By: Carol McClain        carol_mcclain

My good friend Xandra fought with her sister and her sister’s husband. She never shared with me what the issue was, but Xandra quit going to the church they all attended. She cut off communication and refused to let her children associate with the couple.

It sounds like a good recipe for peace, doesn’t it? I’m sure Xandra said, “I’ll forgive, but I’ll never forget.”

But who bears the punishment here? True, the sister and brother-in-law have lost fellowship, but they can live their lives happily, free from all guilt and stress.

Xandra, on the other hand, must live with the pair every second of her life. Her mind churns with the hurt and misery and alienation. She’s never free.

Forgiveness. It has little to do with the wrong done to you. It has everything to do with finding peace in your own life.

Have you been: bullied? victimized? cheated? betrayed? ostracized? __?

One time, having endured ostracization and belittlement, I worked on forgiveness. I told God I forgave. I told the perpetrator I forgave, but I replayed the hurt every day. God said, quite clearly, “If you forgave, why are you rehashing the wrong done?”

This created a conundrum. If pain knifes you, how do you let it go? I discovered a simple recipe for forgiveness.

McClain’s Recipe for Forgiveness

  1. Every time the hurt resurrected, I said, “I forgive.”
  2. For the first few days, I sounded like a yogi chanting on steroids perseverating, “I forgive.” “I forgive.” “I…” Eventually, the memory faded because I didn’t feed it any longer.
  3. If you asked me now, I couldn’t tell you what the injury was. I’m not best friends with the perpetrator. However, I do not avoid him and don’t bring him home with me any longer.

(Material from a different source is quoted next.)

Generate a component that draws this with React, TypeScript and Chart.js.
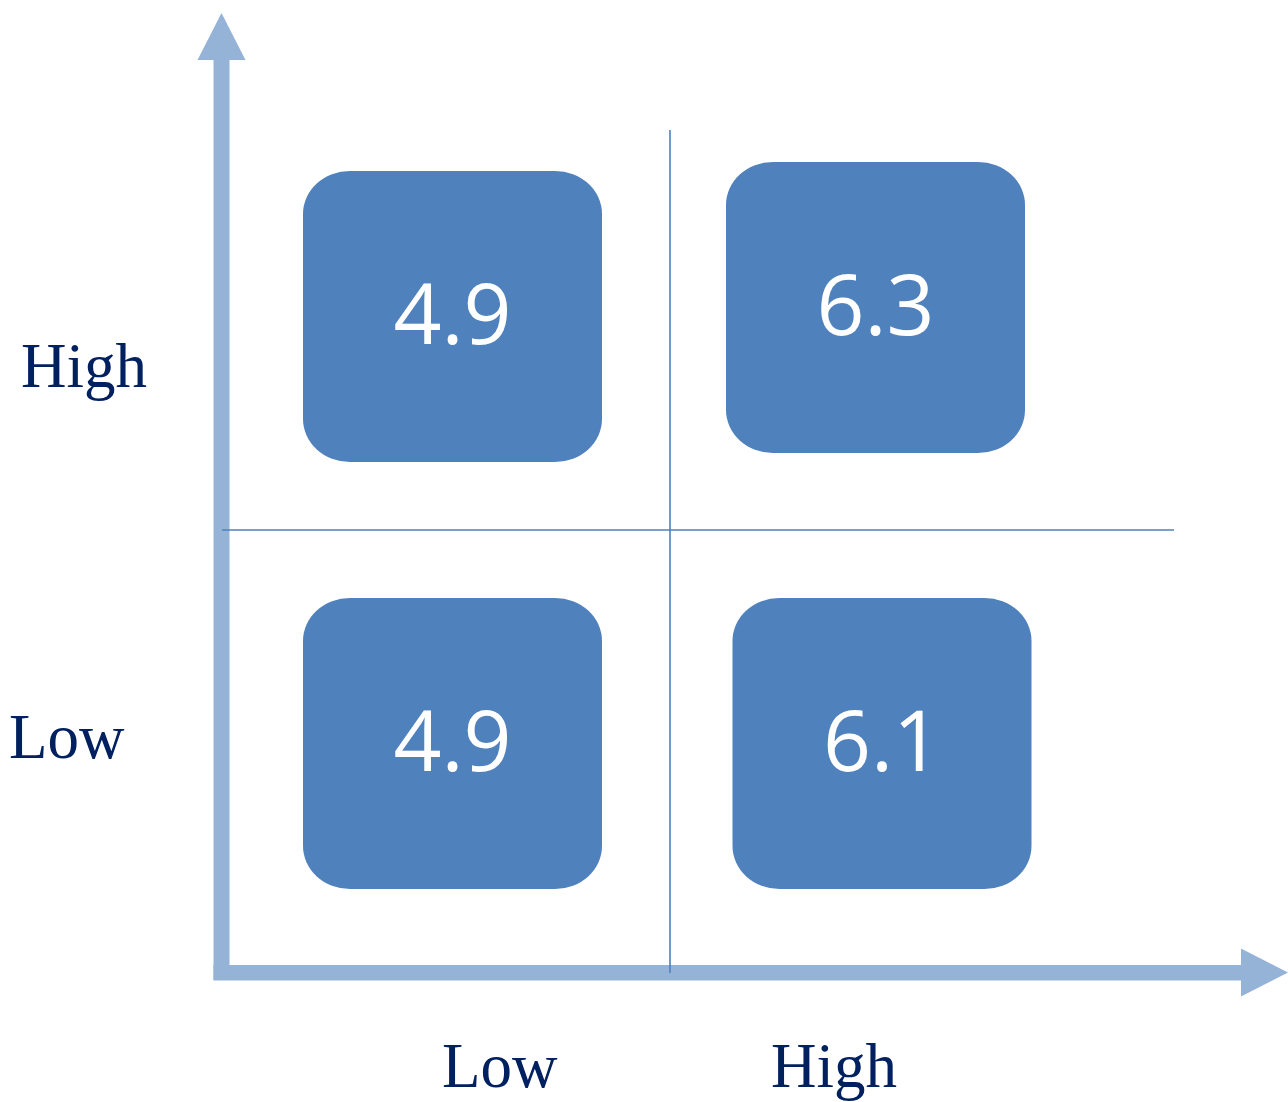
import React, { useEffect, useRef } from "react";
import { Chart, registerables } from "chart.js";

Chart.register(...registerables);

// ---- data ----
const xCategories = ["Low", "High"];
const yCategories = ["High", "Low"]; // top row first
const rowHighValues = [4.9, 6.3];
const rowLowValues = [4.9, 6.1];

// ---- layout (pixels) ----
const W = 1288;
const H = 1102;
const BOX_W = 299;
const BOX_H = 291;
const BOX_RX = 47;
const BOX_RY = 43;
const BOX_NUDGE = [
  [{ dx: 0, dy: 4.5 }, { dx: -3, dy: -4.5 }],
  [{ dx: 0, dy: 0 }, { dx: 3.5, dy: 0 }],
];
const AXIS_COLOR = "#95B3D7";
const BOX_COLOR = "#4F81BD";
const GRID_COLOR = "#4F81BD";
const LABEL_COLOR = "#002060";

function roundedEllipseRect(ctx: CanvasRenderingContext2D, x: number, y: number, w: number, h: number, rx: number, ry: number) {
  ctx.beginPath();
  ctx.moveTo(x + rx, y);
  ctx.lineTo(x + w - rx, y);
  ctx.ellipse(x + w - rx, y + ry, rx, ry, 0, -Math.PI / 2, 0);
  ctx.lineTo(x + w, y + h - ry);
  ctx.ellipse(x + w - rx, y + h - ry, rx, ry, 0, 0, Math.PI / 2);
  ctx.lineTo(x + rx, y + h);
  ctx.ellipse(x + rx, y + h - ry, rx, ry, 0, Math.PI / 2, Math.PI);
  ctx.lineTo(x, y + ry);
  ctx.ellipse(x + rx, y + ry, rx, ry, 0, Math.PI, Math.PI * 1.5);
  ctx.closePath();
}

const matrixPlugin = {
  id: "matrixPlugin",
  beforeDatasetsDraw(chart: any) {
    const ctx: CanvasRenderingContext2D = chart.ctx;
    ctx.save();
    // axes arrows
    ctx.fillStyle = AXIS_COLOR;
    // vertical shaft
    ctx.fillRect(213.5, 58, 16, 922);
    // vertical head
    ctx.beginPath();
    ctx.moveTo(221.5, 13);
    ctx.lineTo(245.5, 60);
    ctx.lineTo(197.5, 60);
    ctx.closePath();
    ctx.fill();
    // horizontal shaft
    ctx.fillRect(213.5, 965, 1029, 15.5);
    // horizontal head
    ctx.beginPath();
    ctx.moveTo(1241, 948.5);
    ctx.lineTo(1288, 972.5);
    ctx.lineTo(1241, 996.5);
    ctx.closePath();
    ctx.fill();

    // quadrant dividers
    ctx.strokeStyle = GRID_COLOR;
    ctx.lineWidth = 1.6;
    ctx.beginPath();
    ctx.moveTo(670, 130);
    ctx.lineTo(670, 973);
    ctx.moveTo(222, 530);
    ctx.lineTo(1174, 530);
    ctx.stroke();

    // axis category labels
    ctx.fillStyle = LABEL_COLOR;
    ctx.font = '63px "Liberation Serif", "Times New Roman", serif';
    ctx.textAlign = "left";
    ctx.textBaseline = "alphabetic";
    ctx.fillText(yCategories[0], 21, 387);
    ctx.fillText(yCategories[1], 9, 758);
    ctx.fillText(xCategories[0], 442, 1087);
    ctx.fillText(xCategories[1], 771, 1087);
    ctx.restore();
  },
  afterDatasetsDraw(chart: any) {
    const ctx: CanvasRenderingContext2D = chart.ctx;
    const meta = chart.getDatasetMeta(0);
    const ds = chart.data.datasets[0];
    ctx.save();
    meta.data.forEach((el: any, i: number) => {
      const raw = ds.data[i];
      const n = BOX_NUDGE[raw.y][raw.x];
      const cx = el.x + n.dx;
      const cy = el.y + n.dy;
      ctx.fillStyle = BOX_COLOR;
      roundedEllipseRect(ctx, cx - BOX_W / 2, cy - BOX_H / 2, BOX_W, BOX_H, BOX_RX, BOX_RY);
      ctx.fill();
      ctx.fillStyle = "#FFFFFF";
      ctx.font = '84px "Open Sans", "DejaVu Sans", sans-serif';
      ctx.textAlign = "center";
      ctx.textBaseline = "alphabetic";
      ctx.fillText(raw.v.toFixed(1), cx, cy + 27);
    });
    ctx.restore();
  },
};

export default function App() {
  const ref = useRef<HTMLCanvasElement | null>(null);
  useEffect(() => {
    if (!ref.current) return;
    const rows = [rowHighValues, rowLowValues];
    const points: { x: number; y: number; v: number }[] = [];
    rows.forEach((vals, r) => vals.forEach((v, c) => points.push({ x: c, y: r, v })));
    const chart = new Chart(ref.current, {
      type: "scatter",
      data: {
        datasets: [
          {
            label: "score",
            data: points as any,
            pointRadius: 0,
            pointHoverRadius: 0,
          },
        ],
      },
      options: {
        animation: false,
        responsive: false,
        devicePixelRatio: 1,
        events: [],
        layout: { padding: { left: 239.5, right: 196.5, top: 96.25, bottom: 142.75 } },
        plugins: { legend: { display: false }, tooltip: { enabled: false } },
        scales: {
          x: { type: "linear", min: -0.5, max: 1.5, display: false },
          y: { type: "linear", min: -0.5, max: 1.5, reverse: true, display: false },
        },
      },
      plugins: [matrixPlugin],
    });
    return () => chart.destroy();
  }, []);
  return (
    <div style={{ position: "absolute", left: 0, top: 0, width: W, height: H, background: "#fff" }}>
      <canvas ref={ref} width={W} height={H} style={{ display: "block", width: W, height: H }} />
    </div>
  );
}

As I’ve said in other blogs, some of us have been cruelly abused. Forgiveness in no way condones the evil actions of others. It sets YOU free. For those issues beyond the day to day–spousal abuse, rape, incest, fill in the blank–see a counselor.

Don’t ruin your life holding grudges. Be a broken record. Say, “I forgive” every time the offence arises in your mind. The pain will fade with the memory, and you’ll be free to love this glorious life.



  1. Tina says:

    Not only does forgiveness free us from emotional pain. It opens doors for God to reveal truths of his purposes that have been hidden from us. Revelation of how he redeems pain in our lives and others.

  2. Cynthia says:

    So true, Carol. Forgiveness is vitally important in our lives. And God will supply the grace we need to let go…
    Thanks for sharing!

    • Carol McClain says:

      Indeed, God makes it possible. Again, forgiveness has to do with freeing us, first. It can also release a repentant offender.

  3. tammy cordery says:

    Thank you Carol for this. I need it so badly you don’t know. I will try to do this.

    • Carol McClain says:

      I learned the trick from a Christian singer popular in the 80s–Honeytree. It works for me. I am now using it on myself to remind myself I am forgiven, I am beautiful and without flaw according to Songs of Solomon.